Hot air became muggy, so full of water I choked on my first breath, tears suddenly blurring my vision. Heat vastly more intense than the air outside radiated at me, a fire built up in the center of a compact mudroom. I was one of four in the room, the other three sitting at cardinal points around the fire. I knelt, blinking against the heat, my hands on my thighs, and felt long hair sticking to my shoulders and back. I had never worn my hair long. My father had, but neither he nor I were patient enough to deal with a child’s tangles, and the unfamiliar feeling sent a shudder up my spine. I was not me, but I didn’t know who I was. Usually in dreams even when I was someone else, I thought I was me; now I felt like the butterfly wondering if he was a man, or maybe the other way around.
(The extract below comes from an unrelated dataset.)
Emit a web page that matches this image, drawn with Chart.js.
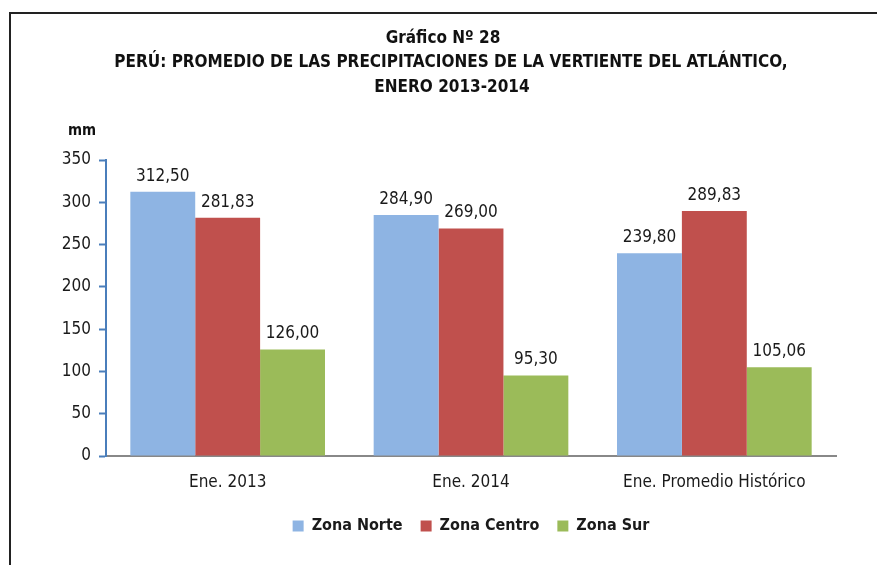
<!DOCTYPE html>
<html>
<head>
<meta charset="utf-8">
<script src="https://cdn.jsdelivr.net/npm/chart.js@4"></script>
<style>
  html, body { margin: 0; padding: 0; background: #fff; }
  #wrap { position: relative; width: 877px; height: 565px; }
  #frame { position: absolute; left: 9px; top: 12px; right: -5px; bottom: -5px; border-left: 2px solid #222; border-top: 2px solid #222; pointer-events: none; }
</style>
</head>
<body>
<div id="wrap">
  <canvas id="grafico" width="877" height="565"></canvas>
  <div id="frame"></div>
</div>
<script>
const categorias = ['Ene. 2013', 'Ene. 2014', 'Ene. Promedio Histórico'];
const zonaNorte = [312.50, 284.90, 239.80];
const zonaCentro = [281.83, 269.00, 289.83];
const zonaSur = [126.00, 95.30, 105.06];
const ticksY = [0, 50, 100, 150, 200, 250, 300, 350];

const fuente = "'Liberation Sans Narrow', 'Arial Narrow', 'DejaVu Sans Condensed', sans-serif";
Chart.defaults.font.family = fuente;
Chart.defaults.color = '#1a1a1a';

const titulos = {
  id: 'titulos',
  afterDraw(chart) {
    const c = chart.ctx;
    c.save();
    c.fillStyle = '#111';
    c.textAlign = 'center';
    c.textBaseline = 'middle';
    c.font = 'bold 17px ' + fuente;
    c.fillText('Gráfico Nº 28', 443, 39);
    c.fillText('PERÚ: PROMEDIO DE LAS PRECIPITACIONES DE LA VERTIENTE DEL ATLÁNTICO,', 451, 63);
    c.fillText('ENERO 2013-2014', 452, 88);
    c.font = 'bold 15px ' + fuente;
    c.fillText('mm', 82, 131);
    c.restore();
  }
};

const etiquetas = {
  id: 'etiquetas',
  afterDatasetsDraw(chart) {
    const c = chart.ctx;
    c.save();
    c.fillStyle = '#1a1a1a';
    c.textAlign = 'center';
    c.textBaseline = 'bottom';
    c.font = '17px ' + fuente;
    chart.data.datasets.forEach((ds, i) => {
      chart.getDatasetMeta(i).data.forEach((bar, j) => {
        c.fillText(ds.data[j].toFixed(2).replace('.', ','), bar.x, bar.y - 7);
      });
    });
    c.restore();
  }
};

new Chart(document.getElementById('grafico'), {
  type: 'bar',
  data: {
    labels: categorias,
    datasets: [
      { label: 'Zona Norte', data: zonaNorte, backgroundColor: '#8EB4E3' },
      { label: 'Zona Centro', data: zonaCentro, backgroundColor: '#C0504D' },
      { label: 'Zona Sur', data: zonaSur, backgroundColor: '#9BBB59' }
    ]
  },
  options: {
    responsive: false,
    animation: false,
    layout: { padding: { top: 160, left: 10, right: 41, bottom: 21 } },
    datasets: { bar: { categoryPercentage: 0.8, barPercentage: 1 } },
    scales: {
      x: {
        grid: { display: false },
        border: { color: '#888', width: 2 },
        ticks: { font: { size: 17 }, padding: 8 },
        afterFit: s => { s.height = 44; }
      },
      y: {
        min: 0,
        max: 350,
        afterBuildTicks: s => { s.ticks = ticksY.map(v => ({ value: v })); },
        grid: { drawOnChartArea: false, tickLength: 7, tickColor: '#4A7EBB', tickWidth: 2 },
        border: { color: '#4A7EBB', width: 2 },
        ticks: { font: { size: 17 }, padding: 8 },
        afterFit: s => { s.width = 96; }
      }
    },
    plugins: {
      legend: {
        position: 'bottom',
        fullSize: false,
        labels: { boxWidth: 11, boxHeight: 11, padding: 18, font: { size: 16, weight: 'bold' } }
      },
      tooltip: { enabled: false }
    }
  },
  plugins: [titulos, etiquetas]
});
</script>
</body>
</html>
I tried to look down, but my head wouldn’t respond to my command, neck remaining stiff and my gaze direct and hot on the overwhelming fire. My heart knocked around inside me with a child’s excitement that I tried to quell: it wasn’t appropriate, no more than the grin that kept wanting to stretch across my face. I needed to be solemn and adult for this, the itchy idea that it would be taken away otherwise skittering over my skin. I knew that wouldn’t happen, but I still struggled to be serious about it all. That was what everyone expected, and I didn’t want to disappoint them.
Time compressed and ballooned, stretching me across it like taffy until I felt barely attached to my body, a heady swimming sensation that made nausea float in my belly. Voices sang in the background, drums thudding with resolute direction. Sometimes I joined in, singing words I didn’t know in a language I didn’t recognize. Mostly, though, I let the songs and the heat and the drums sink into my skin, and pull me farther and farther away from my body. That was the purpose: I was there to be guided. Later I would become more active in these rituals, but for now I was the student.
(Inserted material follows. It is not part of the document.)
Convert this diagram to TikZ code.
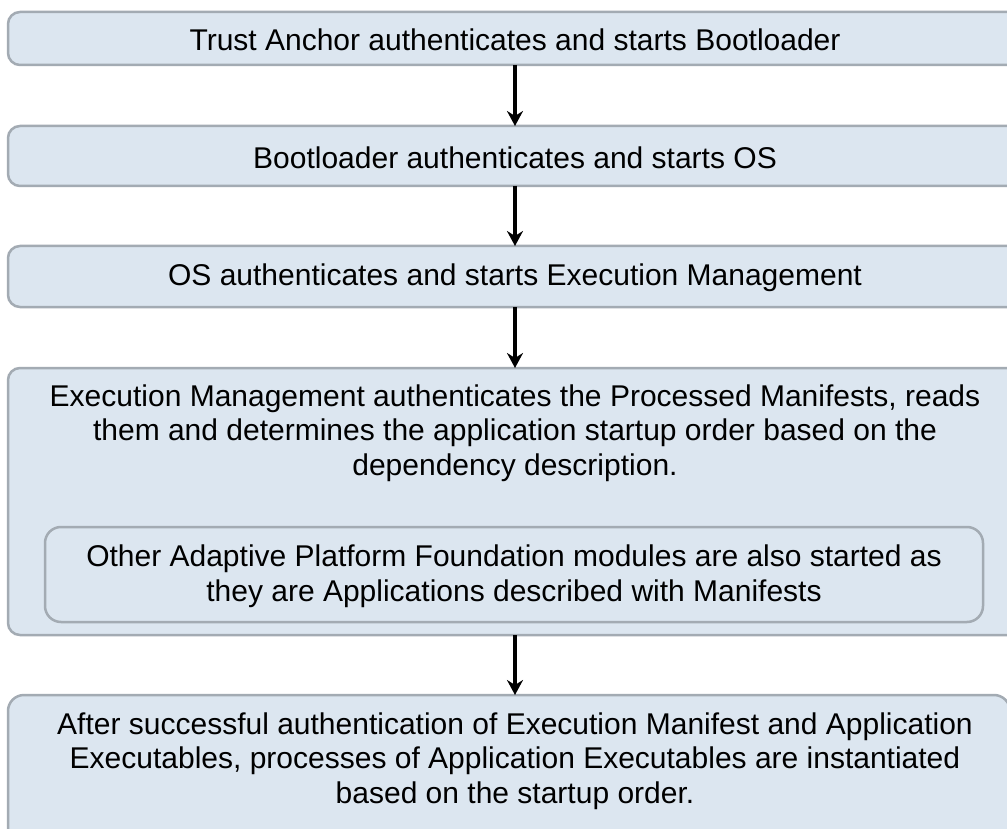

A part of me, far beneath the music and the taffy feeling, said, so this is how it should have been, but that didn’t make much sense to me as I snapped apart from my body and drifted into a place of absolute quiet blackness.
Oddly enough, I knew where I was. It wasn’t the Dead Zone, the starless place between life and death and other worlds, though how I could tell the difference between one utter darkness and another, I wasn’t sure. Sparks of life floated through this place, like invisible motes reflected from inside my eyes. I drifted for what felt like a long time, watching them, aware that somewhere behind the bones of my ears, I could still hear the drums beating.